Tuesday, May 10, 2005

Election post-mortem

After an interminable month of listening to our political parties bitching about one another, the election is finally over and done with. Labour is back in, albeit very bruised and battered; the Conservatives have slunk off into a corner to lick their wounds; and the Liberal Democrats are celebrating a small but significant increase in their number of seats.

I am pleased with the result. Although I voted Liberal Democrat (along with what I suspect was a sizeable proportion of the student population), I never expected them to get in. I picked them partly because my conscience would not allow me to vote for either Labour or Conservative, and partly because I feel very strongly that we need to encourage anyone willing to stand up as an alternative to the two main parties. For the sake of real democracy, we have to maintain that third option.

I may be showing my naïvité, but I am optimistic that Labour will learn from their narrow scrape to victory and will do something worthwhile in their third term. I think they have it in them to make a decent hash of it (something I seriously doubt of the Tories), and to go some way towards making up for the harm they have done in the last 4 years.

On a local level, this was a far more exciting election than I or many of my fellow students had expected. My new constituency had a Liberal Democrat MP, and still does – just. The Lib Dem candidate came in ahead of the Conservatives by a whopping 0.2%, which in real terms is only 125 votes. I can safely say that this is the first time I’ve genuinely felt that my vote made a difference – especially as Labour got a measley 8.8% here, so a tactical vote for them would effectively have been one for the Tories.
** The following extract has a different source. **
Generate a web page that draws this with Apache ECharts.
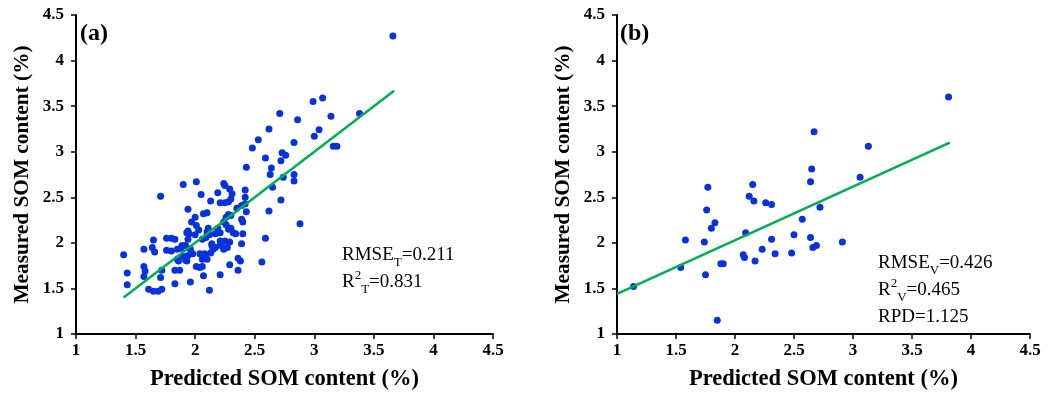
<!DOCTYPE html>
<html>
<head>
<meta charset="utf-8">
<script src="https://cdn.jsdelivr.net/npm/echarts@6/dist/echarts.min.js"></script>
<style>
  html, body { margin: 0; padding: 0; background: #ffffff; }
  #chart { width: 1049px; height: 396px; }
</style>
</head>
<body>
<div id="chart"></div>
<script>
// axis ticks shared by both panels
const tickValues = [1, 1.5, 2, 2.5, 3, 3.5, 4, 4.5];

// (a) calibration set: [predicted, measured]
const trainPoints = [
  [3.66, 4.27], [2.99, 3.55], [3.07, 3.59], [2.71, 3.42], [2.86, 3.35], [3.14, 3.39], [3.38, 3.42],
  [2.62, 3.25], [2.53, 3.13], [3.00, 3.17], [3.04, 3.24], [2.48, 3.04], [2.83, 3.10], [3.16, 3.06],
  [3.19, 3.06], [2.59, 2.93], [2.73, 2.99], [2.76, 2.96], [2.72, 2.90], [2.43, 2.83], [2.64, 2.82],
  [2.63, 2.75], [2.74, 2.72], [2.83, 2.75], [2.83, 2.68], [2.65, 2.61], [2.72, 2.47], [2.62, 2.35],
  [2.88, 2.21], [2.59, 2.05], [2.56, 1.79],
  [1.71, 2.51], [1.90, 2.64], [2.01, 2.67], [2.05, 2.53], [1.94, 2.37], [2.00, 2.28], [1.97, 2.23],
  [2.07, 2.32], [2.10, 2.33], [2.03, 2.14], [1.94, 2.13], [1.95, 2.10], [1.94, 2.04], [2.13, 2.46],
  [2.24, 2.65], [2.25, 2.63], [2.29, 2.59], [2.31, 2.54], [2.42, 2.58], [2.19, 2.55], [2.21, 2.44],
  [2.25, 2.44], [2.28, 2.45], [2.30, 2.48], [2.42, 2.50], [2.42, 2.43], [2.35, 2.38], [2.39, 2.41],
  [2.43, 2.34], [2.30, 2.30], [2.26, 2.28], [2.28, 2.31], [2.39, 2.26], [2.40, 2.23], [2.24, 2.23],
  [2.26, 2.20], [2.28, 2.15], [2.30, 2.16], [2.19, 2.16], [2.11, 2.16], [2.10, 2.12], [2.32, 2.11],
  [2.34, 2.10], [2.40, 2.10], [2.17, 2.10], [2.21, 2.11], [2.21, 2.02], [2.25, 2.02], [2.29, 2.01],
  [2.39, 1.99], [2.14, 1.99], [2.17, 1.95], [2.21, 1.98], [2.06, 2.04], [2.09, 2.06], [2.12, 2.09],
  [2.01, 2.19], [2.00, 2.09], [1.93, 2.11],
  [1.40, 1.87], [1.57, 1.93], [1.64, 1.95], [1.66, 1.90], [1.43, 1.67], [1.43, 1.54], [1.57, 1.74],
  [1.57, 1.63], [1.58, 1.69], [1.61, 1.49], [1.65, 1.47], [1.69, 1.47], [1.72, 1.49], [1.71, 1.62],
  [1.72, 1.70], [1.65, 2.03], [1.76, 2.05], [1.80, 2.05], [1.83, 2.04], [1.76, 1.92], [1.80, 1.91],
  [1.85, 1.93], [1.89, 1.97], [1.85, 1.82], [1.86, 1.80], [1.90, 1.85], [1.92, 1.81], [1.94, 1.86],
  [1.83, 1.70], [1.87, 1.70], [1.83, 1.55], [1.96, 1.57], [2.04, 1.88], [2.08, 1.88], [2.06, 1.82],
  [2.10, 1.82], [2.06, 1.74], [2.07, 1.64], [2.01, 1.74], [1.92, 1.97], [1.96, 1.93], [1.98, 1.88],
  [2.12, 1.48], [2.14, 1.97], [2.15, 1.93], [2.24, 1.93], [2.27, 1.95], [2.22, 1.97], [2.36, 1.83],
  [2.38, 1.80], [2.29, 1.76], [2.36, 1.70], [2.21, 1.65], [2.04, 1.73], [2.13, 1.89], [1.93, 1.80],
  [1.88, 1.94]
];
const trainFit = [[1.40, 1.40], [3.67, 3.67]];

// (b) validation set
const validPoints = [
  [1.14, 1.52], [1.54, 1.73], [1.58, 2.03], [1.74, 2.01], [1.75, 1.65], [1.76, 2.36], [1.77, 2.61],
  [1.80, 2.16], [1.83, 2.22], [1.85, 1.15], [1.88, 1.77], [1.90, 1.77], [2.07, 1.87], [2.08, 1.84],
  [2.09, 2.11], [2.12, 2.51], [2.15, 2.64], [2.16, 2.46], [2.17, 1.80], [2.23, 1.93], [2.26, 2.44],
  [2.31, 2.42], [2.31, 2.04], [2.34, 1.88], [2.48, 1.89], [2.50, 2.09], [2.57, 2.26], [2.64, 2.67],
  [2.64, 2.06], [2.65, 2.81], [2.67, 3.22], [2.66, 1.95], [2.69, 1.97], [2.72, 2.39], [2.91, 2.01],
  [3.06, 2.72], [3.13, 3.06], [3.81, 3.60]
];
const validFit = [[1.00, 1.44], [3.82, 3.10]];

const panelLabels = ['(a)', '(b)'];
const trainStats = { rmse: '0.211', r2: '0.831' };
const validStats = { rmse: '0.426', r2: '0.465', rpd: '1.125' };

const serif = '"Liberation Serif", "Times New Roman", serif';
const pointColor = '#0833dc';
const fitColor = '#00b050';

function makeAxis(gridIndex, type) {
  const isX = type === 'x';
  return {
    type: 'value',
    gridIndex: gridIndex,
    min: tickValues[0],
    max: tickValues[tickValues.length - 1],
    interval: tickValues[1] - tickValues[0],
    name: isX ? 'Predicted SOM content (%)' : 'Measured SOM content (%)',
    nameLocation: 'middle',
    nameGap: isX ? 34 : 43,
    nameTextStyle: { fontFamily: serif, fontWeight: 'bold', fontSize: isX ? 22.5 : 21.3, color: '#000' },
    axisLine: { show: true, onZero: false, lineStyle: { color: '#000', width: 2 } },
    axisTick: { show: true, inside: false, length: 5, lineStyle: { color: '#000', width: 1.5 } },
    splitLine: { show: false },
    axisLabel: {
      fontFamily: serif, fontWeight: 'bold', fontSize: 17, color: '#000',
      margin: isX ? 8 : 12
    }
  };
}

function scatter(idx, data) {
  return {
    type: 'scatter', xAxisIndex: idx, yAxisIndex: idx, data: data,
    symbolSize: 7, itemStyle: { color: pointColor, opacity: 1 }, silent: true, z: 3
  };
}

function fitLine(idx, data) {
  return {
    type: 'line', xAxisIndex: idx, yAxisIndex: idx, data: data,
    showSymbol: false, lineStyle: { color: fitColor, width: 2.5 }, silent: true, z: 4
  };
}

// sub/superscripts for the statistics text
const statRich = {
  n: { fontFamily: serif, fontSize: 19, color: '#000', lineHeight: 27 },
  sub: { fontFamily: serif, fontSize: 13, color: '#000', verticalAlign: 'bottom', lineHeight: 24 },
  sup: { fontFamily: serif, fontSize: 13, color: '#000', verticalAlign: 'top', lineHeight: 25 }
};

const chart = echarts.init(document.getElementById('chart'), null, { renderer: 'canvas' });

chart.setOption({
  backgroundColor: '#ffffff',
  animation: false,
  grid: [
    { left: 76, top: 15, width: 417, height: 320 },
    { left: 617, top: 15, width: 413, height: 320 }
  ],
  xAxis: [makeAxis(0, 'x'), makeAxis(1, 'x')],
  yAxis: [makeAxis(0, 'y'), makeAxis(1, 'y')],
  series: [
    scatter(0, trainPoints), fitLine(0, trainFit),
    scatter(1, validPoints), fitLine(1, validFit)
  ],
  graphic: [
    { type: 'text', left: 80, top: 22, style: { text: panelLabels[0], fontFamily: serif, fontWeight: 'bold', fontSize: 24, fill: '#000' } },
    { type: 'text', left: 620, top: 22, style: { text: panelLabels[1], fontFamily: serif, fontWeight: 'bold', fontSize: 24, fill: '#000' } },
    {
      type: 'text', left: 342, top: 246,
      style: {
        text: '{n|RMSE}{sub|T}{n|=' + trainStats.rmse + '}\n{n|R}{sup|2}{sub|T}{n|=' + trainStats.r2 + '}',
        rich: statRich
      }
    },
    {
      type: 'text', left: 878, top: 254,
      style: {
        text: '{n|RMSE}{sub|V}{n|=' + validStats.rmse + '}\n{n|R}{sup|2}{sub|V}{n|=' + validStats.r2 + '}\n{n|RPD=' + validStats.rpd + '}',
        rich: statRich
      }
    }
  ]
});
</script>
</body>
</html>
For some reason, I was under the impression that our General Election would attract very little international interest. Whilst the US presidential election always creates a stir right across the globe, somehow I assumed that we would go virtually unnoticed. I realised I was wrong yesterday when I passed a foreign language newspaper stand, and nearly every single one that I could read (about 8 different languages) had the news of Blair’s victory splashed across the front page. I find it slightly disturbing that I see my country as having so little international importance.
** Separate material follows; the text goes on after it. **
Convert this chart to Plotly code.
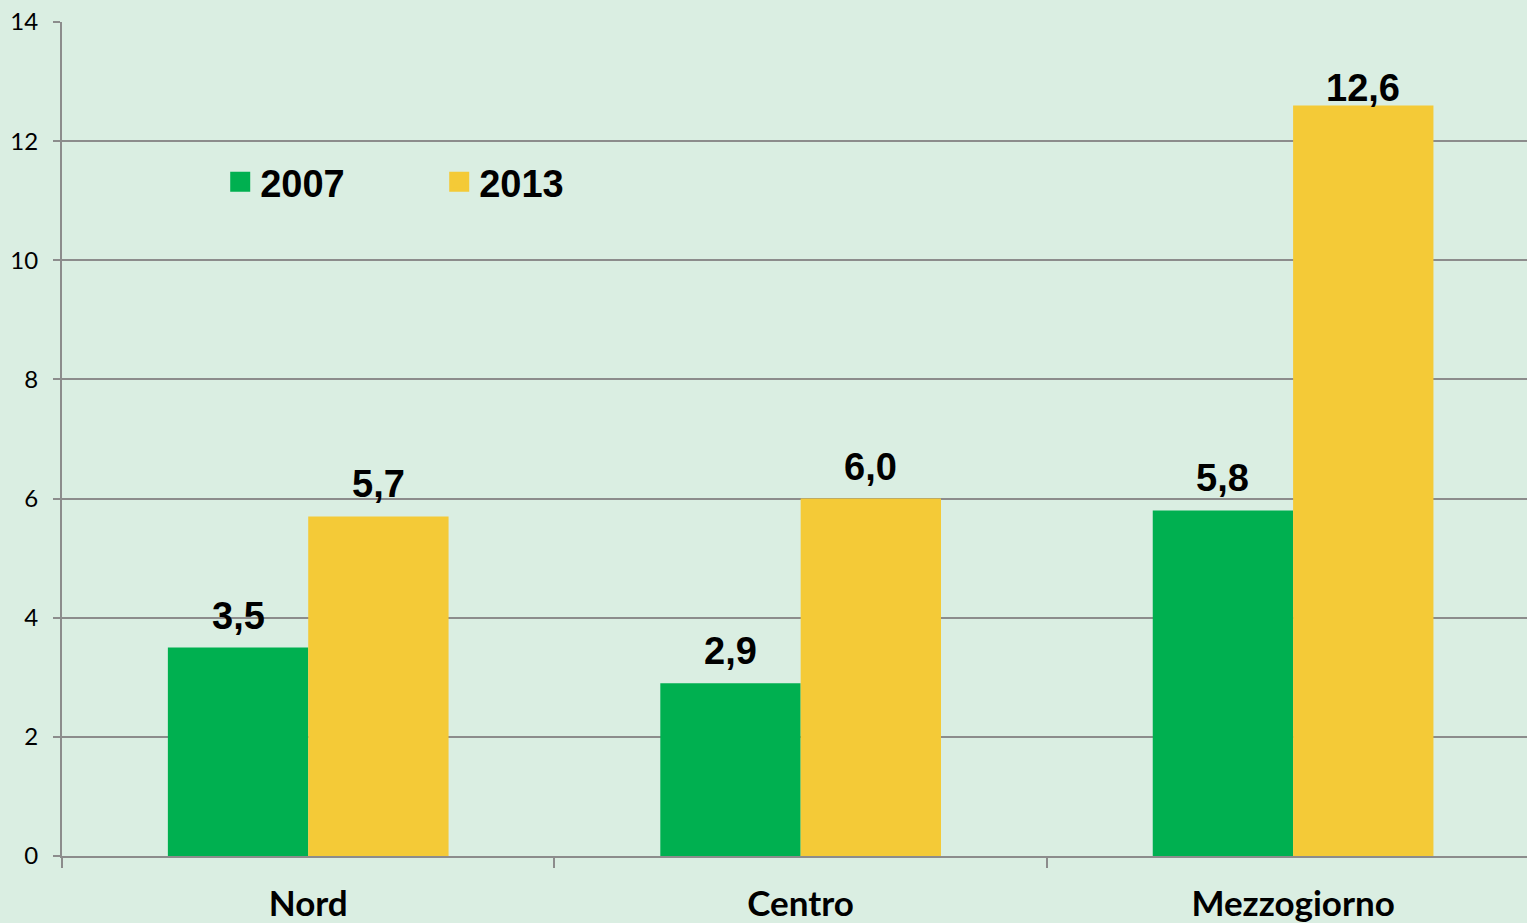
import plotly.graph_objects as go

categories = ["Nord", "Centro", "Mezzogiorno"]
years = ["2007", "2013"]
values_2007 = [3.5, 2.9, 5.8]
values_2013 = [5.7, 6.0, 12.6]
y_ticks = [0, 2, 4, 6, 8, 10, 12, 14]

colors = {"2007": "#00B050", "2013": "#F4CA37"}
label_font = dict(family="Liberation Sans, Arial, sans-serif", size=38, color="black")

BAR_W = 0.285
PX_PER_CAT = 492.5
PX_PER_UNIT = 834 / 14
LABEL_MAX_Y = 12.36  # labels above this value are kept closer to the bar (stay inside chart)

fig = go.Figure()
series = [values_2007, values_2013]
offsets = [-BAR_W, 0.0]
for name, vals, off in zip(years, series, offsets):
    fig.add_trace(go.Bar(
        x=categories, y=vals, name=name, showlegend=False,
        width=BAR_W, offset=off,
        marker=dict(color=colors[name], line=dict(width=0)),
    ))
    # data labels centred over each bar
    for cat, v in zip(categories, vals):
        shift = 9 - max(0.0, (v - LABEL_MAX_Y) * PX_PER_UNIT)
        fig.add_annotation(
            x=cat, y=v, text="<b>" + f"{v:.1f}".replace(".", ",") + "</b>",
            showarrow=False, yanchor="bottom", xanchor="center",
            xshift=(off + BAR_W / 2) * PX_PER_CAT, yshift=shift,
            font=label_font,
        )
# legend entries (square swatches)
for name in years:
    fig.add_trace(go.Scatter(
        x=[None], y=[None], mode="markers", name=name,
        marker=dict(symbol="square", size=16, color=colors[name],
                    line=dict(width=4, color=colors[name])),
    ))

fig.update_layout(
    width=1527, height=923,
    margin=dict(l=62, r=0, t=22, b=67, autoexpand=False),
    paper_bgcolor="#DAEEE2", plot_bgcolor="#DAEEE2",
    barmode="overlay",
    showlegend=True,
    hovermode=False,
    legend=dict(
        orientation="h", x=0.108, y=0.808, xanchor="left", yanchor="middle",
        font=dict(family="Liberation Sans, Arial, sans-serif", size=38, color="black", weight="bold"),
        bgcolor="rgba(0,0,0,0)", entrywidth=174, entrywidthmode="pixels",
        itemclick=False, itemwidth=30,
    ),
    xaxis=dict(
        range=[-0.5, 2.475], showgrid=False,
        showline=True, linecolor="#8C8C8C", linewidth=2,
        ticks="outside", tickson="boundaries", ticklen=10, tickwidth=2, tickcolor="#8C8C8C",
        tickfont=dict(family="Lato, sans-serif", size=35, color="black", weight="bold"),
        ticklabelstandoff=16,
    ),
    yaxis=dict(
        range=[0, 14], tickvals=y_ticks,
        showgrid=True, gridcolor="#8C8C8C", gridwidth=1.5,
        showline=True, linecolor="#8C8C8C", linewidth=2,
        ticks="outside", ticklen=7, tickwidth=2, tickcolor="#8C8C8C",
        tickfont=dict(family="Lato, sans-serif", size=24, color="black"),
        ticklabelstandoff=10, zeroline=False,
    ),
)

fig.write_html("out.html", config={"displayModeBar": False},
               post_script="document.body.style.margin='0';")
On the up-side, UKIP only got 2.1% here, which is both encouraging and a relief.

1 Comments:

Blogger Gatsby said...

The UK election was all over the US press as well.
What's interesting is that both liberals and Conservatives here in the US admire Tony Blair. The liberals because he is articulate, smart, and has done some good social progressive things (at least relatively). The conservatives because he stood by the US in Iraq.
In the UK, no one likes him, but labor wins anyway. Go figure!